Ms Sotomayor’s confirmation is in little doubt. Republicans have only 40 out of 100 seats in the Senate, so they cannot block her. But the hearings still matter. Both parties think they can gain a political advantage from them. Republicans hope to win votes by highlighting areas where Democratic orthodoxy strikes most Americans as unfair.
For example, only 9% of Americans think that race should ever be a factor in deciding who gets promoted for a job, according to a poll by YouGov for The Economist, while 85% think it should not. Hence the Republicans’ decision to call as witnesses this week some firefighters who were denied promotion because of their skin colour. They did well on a test, but none of their black colleagues did, so the city that employed them threw out the test and promoted no one. Ms Sotomayor ruled that that was fine; the Supreme Court recently reversed her decision.
Democrats hope to win votes because Ms Sotomayor would be the first Latina on the Supreme Court. Hispanics are a large and swelling part of the electorate. They cast 9% of the votes in last year’s presidential contest. And their votes are up for grabs. Republican attacks on her can easily be portrayed as white guys in suits trying to keep a qualified Latina down. So the Republicans are treading carefully.

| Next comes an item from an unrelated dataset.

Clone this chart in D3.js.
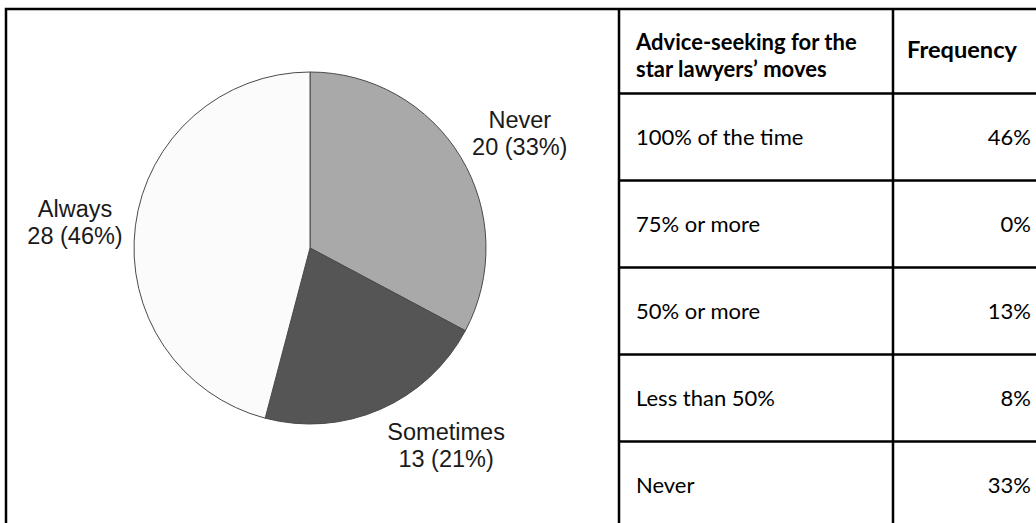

Meanwhile Ms Sotomayor is acquitting herself well enough. She does not dazzle, but she knows her stuff and has made no mistakes so far. She answers questions slowly, as if making sure that nothing informative passes her lips. Asked about her legal philosophy, she says she doesn’t like labels. Asked if the Supreme Court overstepped its authority in a property-rights case, she said the Court thought not.
According to YouGov some 41% think Ms Sotomayor should be confirmed, while 29% oppose and 30% are unsure. But the only voters she needs to worry about are the 100 in the Senate. And, as Mr Graham observed, unless she has “a complete meltdown”, she will be confirmed.